Credit card borrowing rises at fastest rate in 17 years
UK consumers increased their credit card borrowing at the fastest annual rate in 17 years, as households sought extra financial support to counter rising living costs.
Data from the Bank of England showed that credit card borrowing rose by £740m in June, representing a 13% increase compared with the previous month – a jump that hasn’t been recorded since October 2005.
This is no doubt linked to inflation here in the UK reaching 10.1%, which is a 40-year high. Energy, food and petrol prices have all increased since the start of the year.
Sarah Coles, senior personal finance analyst, explained: “While those on higher incomes will have been able to fall back on lockdown savings, and those on the very lowest incomes will have struggled to get more credit, those in the middle are increasingly relying on credit cards to help make ends meet.
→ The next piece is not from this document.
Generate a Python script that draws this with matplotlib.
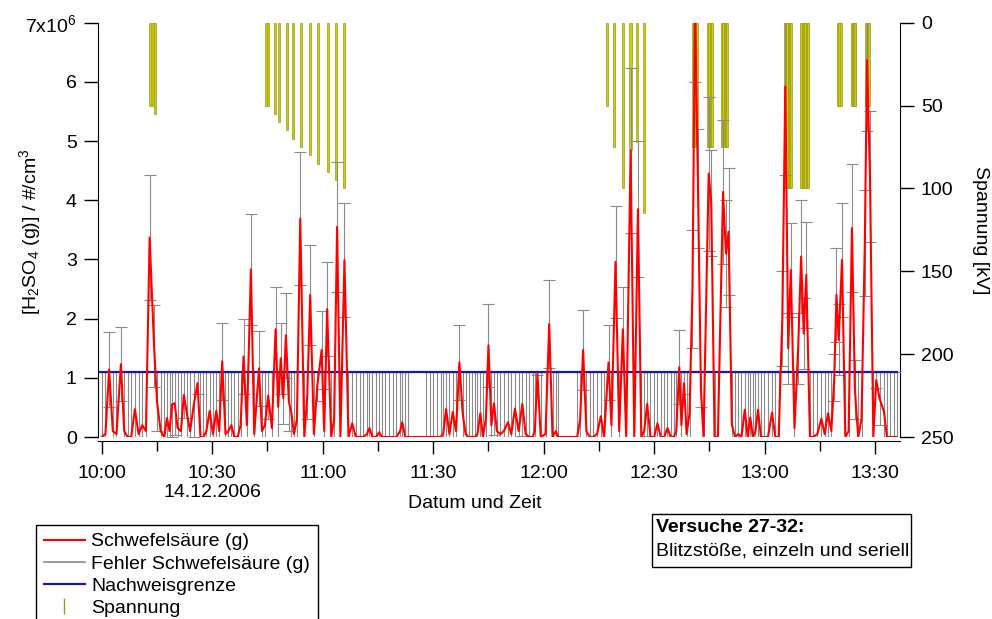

“This feels like a solution to the inflation problem in the short term, but over time is going to end up making the problem even worse.”
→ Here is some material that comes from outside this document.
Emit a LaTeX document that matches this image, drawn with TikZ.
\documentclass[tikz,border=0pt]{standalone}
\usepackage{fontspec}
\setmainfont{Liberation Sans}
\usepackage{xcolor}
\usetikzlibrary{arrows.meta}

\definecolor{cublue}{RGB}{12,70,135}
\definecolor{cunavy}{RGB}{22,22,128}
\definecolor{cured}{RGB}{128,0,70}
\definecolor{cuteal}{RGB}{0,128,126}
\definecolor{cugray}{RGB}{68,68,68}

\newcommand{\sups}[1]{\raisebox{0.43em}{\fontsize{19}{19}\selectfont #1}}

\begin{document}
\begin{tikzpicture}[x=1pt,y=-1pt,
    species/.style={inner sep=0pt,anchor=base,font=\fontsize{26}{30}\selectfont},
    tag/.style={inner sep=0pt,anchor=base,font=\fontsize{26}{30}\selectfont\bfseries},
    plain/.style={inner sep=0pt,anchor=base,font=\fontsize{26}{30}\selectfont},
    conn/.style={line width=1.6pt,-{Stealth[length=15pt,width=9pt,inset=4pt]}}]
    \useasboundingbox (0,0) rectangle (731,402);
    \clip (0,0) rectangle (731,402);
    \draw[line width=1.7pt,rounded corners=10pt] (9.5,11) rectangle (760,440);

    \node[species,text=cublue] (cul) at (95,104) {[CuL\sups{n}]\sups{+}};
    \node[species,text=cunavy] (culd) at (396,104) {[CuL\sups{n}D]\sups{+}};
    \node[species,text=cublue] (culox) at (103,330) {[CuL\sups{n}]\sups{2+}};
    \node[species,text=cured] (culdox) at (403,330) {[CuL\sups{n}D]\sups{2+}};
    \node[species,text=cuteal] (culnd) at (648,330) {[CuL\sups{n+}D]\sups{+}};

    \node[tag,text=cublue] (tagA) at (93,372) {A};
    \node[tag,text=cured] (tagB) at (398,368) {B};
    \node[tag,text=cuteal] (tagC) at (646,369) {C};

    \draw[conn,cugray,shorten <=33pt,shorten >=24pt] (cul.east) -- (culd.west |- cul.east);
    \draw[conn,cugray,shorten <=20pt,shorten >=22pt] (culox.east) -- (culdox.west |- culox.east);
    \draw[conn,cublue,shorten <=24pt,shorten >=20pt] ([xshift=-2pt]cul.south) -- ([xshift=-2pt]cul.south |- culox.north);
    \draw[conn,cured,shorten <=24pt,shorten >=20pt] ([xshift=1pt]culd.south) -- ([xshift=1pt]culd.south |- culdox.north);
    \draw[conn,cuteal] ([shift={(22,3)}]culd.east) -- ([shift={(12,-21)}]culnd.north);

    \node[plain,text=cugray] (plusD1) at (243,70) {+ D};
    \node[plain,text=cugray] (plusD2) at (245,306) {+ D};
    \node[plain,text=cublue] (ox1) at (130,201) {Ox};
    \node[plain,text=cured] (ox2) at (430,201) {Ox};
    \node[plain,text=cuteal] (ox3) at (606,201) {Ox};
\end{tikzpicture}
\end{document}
Fortunately, borrowing figures in the UK are still below pre-pandemic levels. Credit card borrowing currently stands at £62bn, compared to £71.9bn in February 2020. However, credit card debts have increased significantly from £54.2 billion in March 2021.
Fixed-rate savings accounts on the rise
Bank of England data also revealed growing demand for fixed-rate savings accounts, which rose to £2.8bn in July – the highest level recorded since November 2010. This compares with only £700m which went into easy access accounts, with the average account only offering interest of 0.27% versus 1.72% for a fixed-rate account.
“Savers know that inflation is here to stay, and that if they leave their money in easy access accounts, its spending power is going to be washed down the drain by inflation,” Coles said.
She pointed out that no savings account is able to beat inflation right now, but at least tying the money up in a fixed rate account gives you a better chance of protecting the value of your cash.
At the moment, shorter-term fixed rates look more attractive. The best rate over one year is 3.3%, while for two years it is just a fraction under 3.5%. This compares to the best option over five years at 3.55%.
Coles notes that this reflects the expectation that rates are set to rise over the short-term, but should drop back within a five-year period. It means that if you have cash that you don’t need for at least a year, it makes more sense to fix to a good rate without having to commit for a longer period.
Bank of England data also showed that consumers saved £4.3bn in July, up from £3bn in June. However, this still remains below the pre-pandemic average of £5.5bn.